In the year 1777, the States of Georgia and South Carolina met the Creeks and Cherokee Nations at Dewitt's Corner, for the avowed purpose of making a treaty of peace with them. Sir, if the greatest potentate of Europe had been a party, the preliminaries could not have been more formal or solemn. First, are produced what are denominated "the Georgia full powers" delegated to her commissioners, to meet "the Indian Congress" to be held at Dewitt's Corner- next appear "the South Carolina full powers," for the like purpose- and lastly, the Creek and Cherokee "full powers." These powers are opened and exchanged at this Congress, and a treaty is agreed upon by the plenipotentiaries, establishing peace, and the future boundaries between their respective territories.

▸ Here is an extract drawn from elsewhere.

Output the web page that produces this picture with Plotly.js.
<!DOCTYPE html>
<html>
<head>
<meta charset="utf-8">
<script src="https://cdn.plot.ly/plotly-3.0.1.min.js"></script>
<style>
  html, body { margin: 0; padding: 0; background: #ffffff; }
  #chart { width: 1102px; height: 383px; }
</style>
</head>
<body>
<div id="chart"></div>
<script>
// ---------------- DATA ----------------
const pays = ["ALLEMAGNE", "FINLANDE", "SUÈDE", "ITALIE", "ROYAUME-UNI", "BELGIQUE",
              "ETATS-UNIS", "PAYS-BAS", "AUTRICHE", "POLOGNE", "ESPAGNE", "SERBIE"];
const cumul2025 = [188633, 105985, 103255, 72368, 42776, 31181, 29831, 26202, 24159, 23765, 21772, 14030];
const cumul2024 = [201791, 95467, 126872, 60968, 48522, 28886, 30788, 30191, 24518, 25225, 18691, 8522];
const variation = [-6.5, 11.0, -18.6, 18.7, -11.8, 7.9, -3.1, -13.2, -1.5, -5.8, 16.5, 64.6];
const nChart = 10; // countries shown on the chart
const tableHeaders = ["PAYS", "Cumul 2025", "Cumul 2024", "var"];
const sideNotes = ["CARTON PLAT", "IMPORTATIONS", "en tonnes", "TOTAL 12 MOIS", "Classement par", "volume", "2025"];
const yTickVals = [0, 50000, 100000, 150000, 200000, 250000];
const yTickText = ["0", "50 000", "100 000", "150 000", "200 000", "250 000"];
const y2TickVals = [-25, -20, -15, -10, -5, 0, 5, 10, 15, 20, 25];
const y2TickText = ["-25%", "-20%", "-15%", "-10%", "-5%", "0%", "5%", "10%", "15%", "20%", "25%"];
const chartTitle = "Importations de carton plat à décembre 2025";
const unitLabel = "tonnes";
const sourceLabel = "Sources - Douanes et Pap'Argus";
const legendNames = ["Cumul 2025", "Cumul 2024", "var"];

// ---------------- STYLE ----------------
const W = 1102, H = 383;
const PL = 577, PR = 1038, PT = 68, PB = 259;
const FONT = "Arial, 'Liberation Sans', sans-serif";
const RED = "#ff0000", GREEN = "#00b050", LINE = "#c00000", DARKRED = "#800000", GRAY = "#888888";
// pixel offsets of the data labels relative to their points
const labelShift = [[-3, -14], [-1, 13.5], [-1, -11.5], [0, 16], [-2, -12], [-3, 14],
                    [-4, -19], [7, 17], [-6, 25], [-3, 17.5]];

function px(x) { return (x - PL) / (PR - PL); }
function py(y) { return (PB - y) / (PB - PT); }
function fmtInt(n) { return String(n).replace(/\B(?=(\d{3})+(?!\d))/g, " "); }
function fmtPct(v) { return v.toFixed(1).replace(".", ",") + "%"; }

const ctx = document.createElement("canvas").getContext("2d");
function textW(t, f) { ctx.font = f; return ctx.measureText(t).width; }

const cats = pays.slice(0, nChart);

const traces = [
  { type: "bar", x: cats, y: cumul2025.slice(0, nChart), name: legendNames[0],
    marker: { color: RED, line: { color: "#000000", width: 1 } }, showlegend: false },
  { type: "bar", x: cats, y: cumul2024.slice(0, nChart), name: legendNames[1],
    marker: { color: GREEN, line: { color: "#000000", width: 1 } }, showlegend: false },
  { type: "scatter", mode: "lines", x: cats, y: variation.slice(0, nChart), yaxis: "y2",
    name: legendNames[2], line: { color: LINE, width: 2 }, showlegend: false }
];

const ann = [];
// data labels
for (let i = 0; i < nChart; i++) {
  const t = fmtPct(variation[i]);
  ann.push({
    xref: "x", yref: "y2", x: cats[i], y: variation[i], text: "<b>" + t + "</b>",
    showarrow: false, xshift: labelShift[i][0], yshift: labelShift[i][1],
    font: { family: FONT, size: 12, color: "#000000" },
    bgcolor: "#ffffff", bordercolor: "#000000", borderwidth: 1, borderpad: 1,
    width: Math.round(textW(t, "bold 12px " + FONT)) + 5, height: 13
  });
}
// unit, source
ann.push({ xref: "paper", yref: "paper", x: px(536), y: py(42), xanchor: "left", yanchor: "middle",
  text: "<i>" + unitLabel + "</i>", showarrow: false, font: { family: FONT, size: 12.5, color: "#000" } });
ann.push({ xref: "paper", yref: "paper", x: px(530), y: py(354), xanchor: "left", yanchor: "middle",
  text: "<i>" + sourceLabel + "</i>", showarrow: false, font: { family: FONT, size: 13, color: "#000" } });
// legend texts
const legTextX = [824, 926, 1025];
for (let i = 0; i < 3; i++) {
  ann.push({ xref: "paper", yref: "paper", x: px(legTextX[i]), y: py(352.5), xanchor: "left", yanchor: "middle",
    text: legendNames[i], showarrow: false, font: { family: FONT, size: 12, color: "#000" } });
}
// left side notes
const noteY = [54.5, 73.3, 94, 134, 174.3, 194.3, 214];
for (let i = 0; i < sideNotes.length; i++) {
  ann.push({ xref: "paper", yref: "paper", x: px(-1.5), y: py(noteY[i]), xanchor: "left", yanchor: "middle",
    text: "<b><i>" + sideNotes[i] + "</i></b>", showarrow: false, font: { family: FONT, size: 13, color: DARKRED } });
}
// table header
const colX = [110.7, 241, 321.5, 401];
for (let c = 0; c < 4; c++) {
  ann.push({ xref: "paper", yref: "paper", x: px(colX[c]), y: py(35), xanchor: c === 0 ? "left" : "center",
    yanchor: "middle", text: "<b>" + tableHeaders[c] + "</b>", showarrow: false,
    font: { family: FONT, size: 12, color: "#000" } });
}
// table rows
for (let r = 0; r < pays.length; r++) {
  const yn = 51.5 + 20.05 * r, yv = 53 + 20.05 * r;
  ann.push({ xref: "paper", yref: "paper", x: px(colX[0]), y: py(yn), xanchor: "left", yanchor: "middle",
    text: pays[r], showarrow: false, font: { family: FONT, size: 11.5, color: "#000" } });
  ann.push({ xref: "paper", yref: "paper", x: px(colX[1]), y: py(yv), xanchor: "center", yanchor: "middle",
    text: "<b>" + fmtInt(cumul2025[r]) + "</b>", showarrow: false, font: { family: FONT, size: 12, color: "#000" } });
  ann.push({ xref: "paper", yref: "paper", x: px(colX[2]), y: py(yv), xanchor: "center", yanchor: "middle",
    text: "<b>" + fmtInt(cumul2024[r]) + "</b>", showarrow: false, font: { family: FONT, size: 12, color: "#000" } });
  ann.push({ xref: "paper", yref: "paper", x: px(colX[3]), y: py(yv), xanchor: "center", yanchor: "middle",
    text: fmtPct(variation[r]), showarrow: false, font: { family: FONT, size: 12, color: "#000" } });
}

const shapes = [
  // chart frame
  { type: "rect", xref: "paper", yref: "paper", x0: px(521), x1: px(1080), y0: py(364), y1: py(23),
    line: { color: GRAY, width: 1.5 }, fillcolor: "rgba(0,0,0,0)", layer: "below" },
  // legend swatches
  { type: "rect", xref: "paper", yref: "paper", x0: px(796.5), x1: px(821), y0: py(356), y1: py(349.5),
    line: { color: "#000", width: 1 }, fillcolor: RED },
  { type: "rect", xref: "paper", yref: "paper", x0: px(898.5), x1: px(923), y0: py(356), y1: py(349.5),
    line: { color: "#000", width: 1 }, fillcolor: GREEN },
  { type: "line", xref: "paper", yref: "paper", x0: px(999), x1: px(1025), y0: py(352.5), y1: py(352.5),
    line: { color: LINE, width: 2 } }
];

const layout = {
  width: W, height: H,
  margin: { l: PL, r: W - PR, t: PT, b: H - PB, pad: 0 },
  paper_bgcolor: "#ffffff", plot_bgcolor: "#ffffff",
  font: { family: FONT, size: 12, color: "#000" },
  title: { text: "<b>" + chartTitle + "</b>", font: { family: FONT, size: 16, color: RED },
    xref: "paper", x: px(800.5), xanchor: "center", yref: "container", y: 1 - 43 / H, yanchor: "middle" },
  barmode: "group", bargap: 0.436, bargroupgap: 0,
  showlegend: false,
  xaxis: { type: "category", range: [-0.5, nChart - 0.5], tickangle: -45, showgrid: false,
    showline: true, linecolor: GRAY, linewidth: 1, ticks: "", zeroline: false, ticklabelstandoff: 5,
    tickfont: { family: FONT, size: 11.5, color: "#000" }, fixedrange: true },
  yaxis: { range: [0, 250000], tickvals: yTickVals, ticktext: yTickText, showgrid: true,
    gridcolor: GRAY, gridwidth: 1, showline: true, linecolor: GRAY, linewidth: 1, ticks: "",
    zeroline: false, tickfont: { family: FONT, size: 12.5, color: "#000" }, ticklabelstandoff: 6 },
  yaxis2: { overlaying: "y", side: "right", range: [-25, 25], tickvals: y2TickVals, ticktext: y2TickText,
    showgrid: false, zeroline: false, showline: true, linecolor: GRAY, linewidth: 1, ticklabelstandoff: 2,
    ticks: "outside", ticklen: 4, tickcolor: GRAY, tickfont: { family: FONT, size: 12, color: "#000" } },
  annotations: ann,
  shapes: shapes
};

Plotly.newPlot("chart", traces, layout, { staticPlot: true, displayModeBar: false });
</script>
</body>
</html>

In many of the treaties made by the United States with the Cherokees and Creeks, large sections of land were relinquished to us, which by our compact with the State of Georgia, we received for her use. She never questioned, at those times, our right to treat for those lands, nor the Indians right of granting them; but gladly availed herself of such rich accession to her domains, and proceeded very promptly to distribute them amongst her citizens. Now, it is a fundamental maxim in all codes of law which acknowledge the obligations of equity and good conscience, that if a party is silent when these old fashioned rules of upright dealing require him to speak, he shall forever thereafter hold his peace. The application of this sound and wholesome rule will instantly strike the moral apprehensions of every member of the Senate.